I like Mirko's idea of testing using the random simulated names.
This make me think about how can we generate a sample (simulated account names) to represent the major Facebook account population groups (age of the account, age of the owner, location, career, etc)? Do people in different group have their preference in account name? I suspect that individuals belong to different groups behave differently.
Would one activity include just logging into Facebook? I had a relative who just logged in to see pictures. She did not like or post anything. I would assume she is not the only person who behaves this way.
Here's another way Facebook generate revenue: when you post a Wall Street article on your FB timeline, any click that is generated results in a commission paid by the Wall Street Journal, to Facebook.

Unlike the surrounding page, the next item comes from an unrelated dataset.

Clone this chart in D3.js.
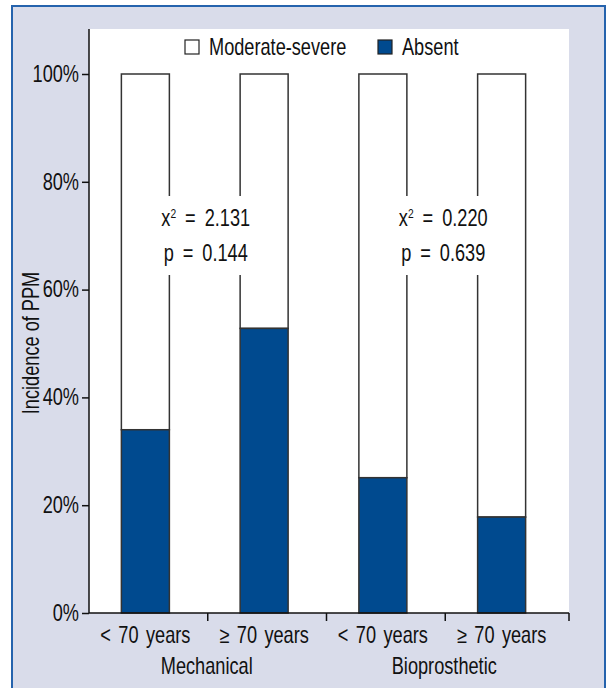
<!DOCTYPE html>
<html>
<head>
<meta charset="utf-8">
<script src="https://cdn.jsdelivr.net/npm/d3@7"></script>
<style>
  body { margin: 0; background: #fff; }
  text { font-family: "Liberation Sans", Arial, sans-serif; fill: #111; }
</style>
</head>
<body>
<div id="chart"></div>
<script>
const groups = ['Mechanical', 'Bioprosthetic'];
const categories = ['< 70 years', '≥ 70 years', '< 70 years ', '≥ 70 years '];
const categoryGroup = ['Mechanical', 'Mechanical', 'Bioprosthetic', 'Bioprosthetic'];
const absent = [34.0, 52.8, 25.1, 17.8];
const moderateSevere = [66.0, 47.2, 74.9, 82.2];
const yTicks = [0, 20, 40, 60, 80, 100];
const stats = [
  { group: 'Mechanical', chi: '2.131', p: '0.144' },
  { group: 'Bioprosthetic', chi: '0.220', p: '0.639' }
];

const width = 609;
const height = 688;
const plotLeft = 89, plotRight = 569, plotTop = 29, plotBottom = 613;
const fontSize = 23;
const squeeze = 0.79; // condensed look

const svg = d3.select('#chart')
  .append('svg')
  .attr('width', width)
  .attr('height', height);

// frame
svg.append('rect')
  .attr('x', 12).attr('y', 6)
  .attr('width', 593).attr('height', 700)
  .attr('fill', '#d9dcea')
  .attr('stroke', '#2563ad')
  .attr('stroke-width', 2);

svg.append('rect')
  .attr('x', plotLeft).attr('y', plotTop)
  .attr('width', plotRight - plotLeft).attr('height', plotBottom - plotTop)
  .attr('fill', '#fff');

// scales
const x = d3.scaleBand()
  .domain(categories)
  .range([86, 561]);

const y = d3.scaleLinear()
  .domain([0, 100])
  .range([plotBottom, 74]);

const barWidth = 48;
const barX = function (d, i) {
  return x(categories[i]) + x.bandwidth() / 2 - barWidth / 2;
};

// stacked bars
svg.selectAll('rect.mod')
  .data(moderateSevere)
  .enter()
  .append('rect')
  .attr('class', 'mod')
  .attr('x', barX)
  .attr('y', function (d, i) { return y(absent[i] + d); })
  .attr('width', barWidth)
  .attr('height', function (d, i) { return y(absent[i]) - y(absent[i] + d); })
  .attr('fill', '#fff')
  .attr('stroke', '#333')
  .attr('stroke-width', 1.5);

svg.selectAll('rect.abs')
  .data(absent)
  .enter()
  .append('rect')
  .attr('class', 'abs')
  .attr('x', barX)
  .attr('y', function (d) { return y(d); })
  .attr('width', barWidth)
  .attr('height', function (d) { return y(0) - y(d); })
  .attr('fill', '#004a8f')
  .attr('stroke', '#333')
  .attr('stroke-width', 1.5);

// y axis
const yAxis = svg.append('g')
  .attr('transform', 'translate(' + plotLeft + ',0)')
  .call(d3.axisLeft(y).tickValues(yTicks).tickSize(7).tickSizeOuter(0)
    .tickFormat(function (d) { return d + '%'; }));
yAxis.select('.domain').remove();
yAxis.append('line')
  .attr('x1', 0).attr('x2', 0)
  .attr('y1', plotTop).attr('y2', plotBottom)
  .attr('stroke', '#111').attr('stroke-width', 1.5);
yAxis.selectAll('.tick line').attr('stroke', '#111').attr('stroke-width', 1.5);
yAxis.selectAll('.tick text')
  .attr('x', -10)
  .attr('font-size', fontSize)
  .attr('font-family', null)
  .attr('fill', '#111');

// x axis
const xAxis = svg.append('g')
  .attr('transform', 'translate(0,' + plotBottom + ')');
xAxis.append('line')
  .attr('x1', plotLeft).attr('x2', plotRight)
  .attr('stroke', '#111').attr('stroke-width', 1.5);
xAxis.selectAll('line.tick')
  .data(categories)
  .enter()
  .append('line')
  .attr('class', 'tick')
  .attr('x1', function (d, i) { return i === categories.length - 1 ? plotRight : x(d) + x.bandwidth() + 3; })
  .attr('x2', function (d, i) { return i === categories.length - 1 ? plotRight : x(d) + x.bandwidth() + 3; })
  .attr('y1', 0).attr('y2', 8)
  .attr('stroke', '#111').attr('stroke-width', 1.5);
xAxis.selectAll('text.cat')
  .data(categories)
  .enter()
  .append('text')
  .attr('class', 'cat')
  .attr('x', function (d) { return x(d) + x.bandwidth() / 2; })
  .attr('y', 30)
  .attr('text-anchor', 'middle')
  .attr('font-size', fontSize)
  .attr('word-spacing', 3)
  .text(function (d) { return d.trim(); });

// group labels
svg.selectAll('text.group')
  .data(groups)
  .enter()
  .append('text')
  .attr('class', 'group')
  .attr('x', function (g) {
    const idx = categoryGroup.map(function (c, i) { return c === g ? i : -1; }).filter(function (i) { return i >= 0; });
    return (x(categories[idx[0]]) + x(categories[idx[idx.length - 1]]) + x.bandwidth()) / 2 + 2;
  })
  .attr('y', 674)
  .attr('text-anchor', 'middle')
  .attr('font-size', fontSize)
  .text(function (d) { return d; });

// statistics (white box behind hides the bar outlines)
const statX = function (s) {
  const idx = categoryGroup.indexOf(s.group);
  return x(categories[idx]) + x.bandwidth() + 1;
};
svg.selectAll('rect.statbg')
  .data(stats)
  .enter()
  .append('rect')
  .attr('class', 'statbg')
  .attr('x', function (d) { return statX(d) - 48; })
  .attr('y', 196)
  .attr('width', 96)
  .attr('height', 79)
  .attr('fill', '#fff');
svg.selectAll('text.chi')
  .data(stats)
  .enter()
  .append('text')
  .attr('class', 'chi')
  .attr('x', statX)
  .attr('y', 226)
  .attr('text-anchor', 'middle')
  .attr('font-size', fontSize)
  .attr('word-spacing', 5)
  .each(function (d) {
    const t = d3.select(this);
    t.append('tspan').text('x');
    t.append('tspan').text('2').attr('font-size', 13).attr('dy', -8);
    t.append('tspan').text(' = ' + d.chi).attr('dy', 8);
  });
svg.selectAll('text.pval')
  .data(stats)
  .enter()
  .append('text')
  .attr('class', 'pval')
  .attr('x', statX)
  .attr('y', 261)
  .attr('text-anchor', 'middle')
  .attr('font-size', fontSize)
  .attr('word-spacing', 5)
  .text(function (d) { return 'p = ' + d.p; });

// legend
const legendItems = [
  { label: 'Moderate-severe', fill: '#fff', x: 185 },
  { label: 'Absent', fill: '#004a8f', x: 378 }
];
const legend = svg.selectAll('g.legend')
  .data(legendItems)
  .enter()
  .append('g')
  .attr('class', 'legend')
  .attr('transform', function (d) { return 'translate(' + d.x + ',40)'; });
legend.append('rect')
  .attr('width', 14).attr('height', 14)
  .attr('fill', function (d) { return d.fill; })
  .attr('stroke', '#222').attr('stroke-width', 1.2);
legend.append('text')
  .attr('x', 24).attr('y', 15)
  .attr('font-size', fontSize)
  .text(function (d) { return d.label; });

// squeeze all horizontal text around its anchor point
svg.selectAll('text').each(function () {
  const t = d3.select(this);
  const ax = +t.attr('x') || 0;
  t.attr('transform', 'translate(' + ax + ',0) scale(' + squeeze + ',1) translate(' + (-ax) + ',0)');
});

// y title (rotated)
svg.append('text')
  .attr('transform', 'translate(39,343) rotate(-90) scale(' + squeeze + ',1)')
  .attr('text-anchor', 'middle')
  .attr('font-size', fontSize)
  .text('Incidence of PPM');
</script>
</body>
</html>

I checked a link to a WSJ article that I posted on my Facebook account, and magically, the following tags were added in the query string: fb_rev=wsj_share_FB and fb_source=timeline. The full link, on my FB page, is:
This brings an interesting issue: link fraud, by posting the same URL on various places, but substituting the tags by fake ones to claim the revenue: you need to be an approved WSJ publisher or sub-publisher or sub-sub-publisher to get the fraudulent credits, but you get the the idea about how this fraud scheme would work.
@Vincent: I do not think that posting the URL outside FB would work. For once, browsers (and HTTP standard, as far as I know) "report" the "referral page": http://en.wikipedia.org/wiki/HTTP_referer
Which doesn't mean one could not fool the browsers themselves to think they are on a given page when they're not, and report that as the referral page.
But the benefits would be limited or short lived (and likely, given the monthly or longer reimbursement cycle, uninteresting financially): the tags would get "credited", and a spike in activity, or large sums to be paid, always attract attention.
Or so one would hope...
This type of fraud could be motivated by different reasons, not necessarily with direct financial incentives. For instance, one might generate fake traffic (fake monitoring tags and/or fake referral)
I would estimate the number of unique, non-dead users to be smaller - perhaps 20-35% of all FB accounts.